WHAT THE TASK ASKS:
Quote the data below in full, please, without altering anything.

— begin DATA SEGMENT —

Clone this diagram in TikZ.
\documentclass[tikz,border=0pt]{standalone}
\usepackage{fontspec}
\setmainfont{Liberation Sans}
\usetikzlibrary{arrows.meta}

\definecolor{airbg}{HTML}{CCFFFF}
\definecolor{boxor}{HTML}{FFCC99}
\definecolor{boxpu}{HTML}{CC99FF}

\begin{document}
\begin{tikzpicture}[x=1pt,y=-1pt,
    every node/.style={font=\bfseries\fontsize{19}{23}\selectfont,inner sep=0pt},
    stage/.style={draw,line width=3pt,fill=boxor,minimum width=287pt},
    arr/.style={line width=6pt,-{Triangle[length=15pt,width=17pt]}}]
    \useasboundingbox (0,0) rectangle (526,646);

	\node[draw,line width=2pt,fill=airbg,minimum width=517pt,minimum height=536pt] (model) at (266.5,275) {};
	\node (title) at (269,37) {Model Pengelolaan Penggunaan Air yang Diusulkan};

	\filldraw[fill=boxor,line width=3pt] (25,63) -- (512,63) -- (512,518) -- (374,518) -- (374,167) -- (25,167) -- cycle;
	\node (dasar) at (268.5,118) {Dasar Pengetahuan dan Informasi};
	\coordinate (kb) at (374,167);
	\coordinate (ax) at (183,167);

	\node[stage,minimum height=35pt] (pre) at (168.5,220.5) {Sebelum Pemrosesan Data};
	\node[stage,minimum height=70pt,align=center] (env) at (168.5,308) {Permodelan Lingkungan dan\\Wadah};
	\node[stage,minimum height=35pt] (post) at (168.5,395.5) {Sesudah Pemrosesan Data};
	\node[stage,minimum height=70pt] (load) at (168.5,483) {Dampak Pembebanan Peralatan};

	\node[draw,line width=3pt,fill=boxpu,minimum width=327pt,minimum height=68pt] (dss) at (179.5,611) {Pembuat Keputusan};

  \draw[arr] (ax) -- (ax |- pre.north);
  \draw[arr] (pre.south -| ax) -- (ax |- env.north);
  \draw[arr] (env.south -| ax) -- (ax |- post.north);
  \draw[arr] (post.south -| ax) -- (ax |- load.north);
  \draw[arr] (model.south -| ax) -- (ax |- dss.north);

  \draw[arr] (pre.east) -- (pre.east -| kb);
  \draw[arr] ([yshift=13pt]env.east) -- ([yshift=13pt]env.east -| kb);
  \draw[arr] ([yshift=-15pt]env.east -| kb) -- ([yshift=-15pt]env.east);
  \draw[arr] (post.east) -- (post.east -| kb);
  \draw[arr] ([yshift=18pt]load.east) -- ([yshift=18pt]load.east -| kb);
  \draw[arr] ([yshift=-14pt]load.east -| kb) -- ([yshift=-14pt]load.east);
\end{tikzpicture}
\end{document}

— end DATA SEGMENT —

ANSWER TO THIS EXERCISE:
Clone this diagram in TikZ.
\documentclass[tikz,border=0pt]{standalone}
\usepackage{fontspec}
\setmainfont{Liberation Sans}
\usetikzlibrary{arrows.meta}

\definecolor{airbg}{HTML}{CCFFFF}
\definecolor{boxor}{HTML}{FFCC99}
\definecolor{boxpu}{HTML}{CC99FF}

\begin{document}
\begin{tikzpicture}[x=1pt,y=-1pt,
    every node/.style={font=\bfseries\fontsize{19}{23}\selectfont,inner sep=0pt},
    stage/.style={draw,line width=3pt,fill=boxor,minimum width=287pt},
    arr/.style={line width=6pt,-{Triangle[length=15pt,width=17pt]}}]
    \useasboundingbox (0,0) rectangle (526,646);

	\node[draw,line width=2pt,fill=airbg,minimum width=517pt,minimum height=536pt] (model) at (266.5,275) {};
	\node (title) at (269,37) {Model Pengelolaan Penggunaan Air yang Diusulkan};

	\filldraw[fill=boxor,line width=3pt] (25,63) -- (512,63) -- (512,518) -- (374,518) -- (374,167) -- (25,167) -- cycle;
	\node (dasar) at (268.5,118) {Dasar Pengetahuan dan Informasi};
	\coordinate (kb) at (374,167);
	\coordinate (ax) at (183,167);

	\node[stage,minimum height=35pt] (pre) at (168.5,220.5) {Sebelum Pemrosesan Data};
	\node[stage,minimum height=70pt,align=center] (env) at (168.5,308) {Permodelan Lingkungan dan\\Wadah};
	\node[stage,minimum height=35pt] (post) at (168.5,395.5) {Sesudah Pemrosesan Data};
	\node[stage,minimum height=70pt] (load) at (168.5,483) {Dampak Pembebanan Peralatan};

	\node[draw,line width=3pt,fill=boxpu,minimum width=327pt,minimum height=68pt] (dss) at (179.5,611) {Pembuat Keputusan};

  \draw[arr] (ax) -- (ax |- pre.north);
  \draw[arr] (pre.south -| ax) -- (ax |- env.north);
  \draw[arr] (env.south -| ax) -- (ax |- post.north);
  \draw[arr] (post.south -| ax) -- (ax |- load.north);
  \draw[arr] (model.south -| ax) -- (ax |- dss.north);

  \draw[arr] (pre.east) -- (pre.east -| kb);
  \draw[arr] ([yshift=13pt]env.east) -- ([yshift=13pt]env.east -| kb);
  \draw[arr] ([yshift=-15pt]env.east -| kb) -- ([yshift=-15pt]env.east);
  \draw[arr] (post.east) -- (post.east -| kb);
  \draw[arr] ([yshift=18pt]load.east) -- ([yshift=18pt]load.east -| kb);
  \draw[arr] ([yshift=-14pt]load.east -| kb) -- ([yshift=-14pt]load.east);
\end{tikzpicture}
\end{document}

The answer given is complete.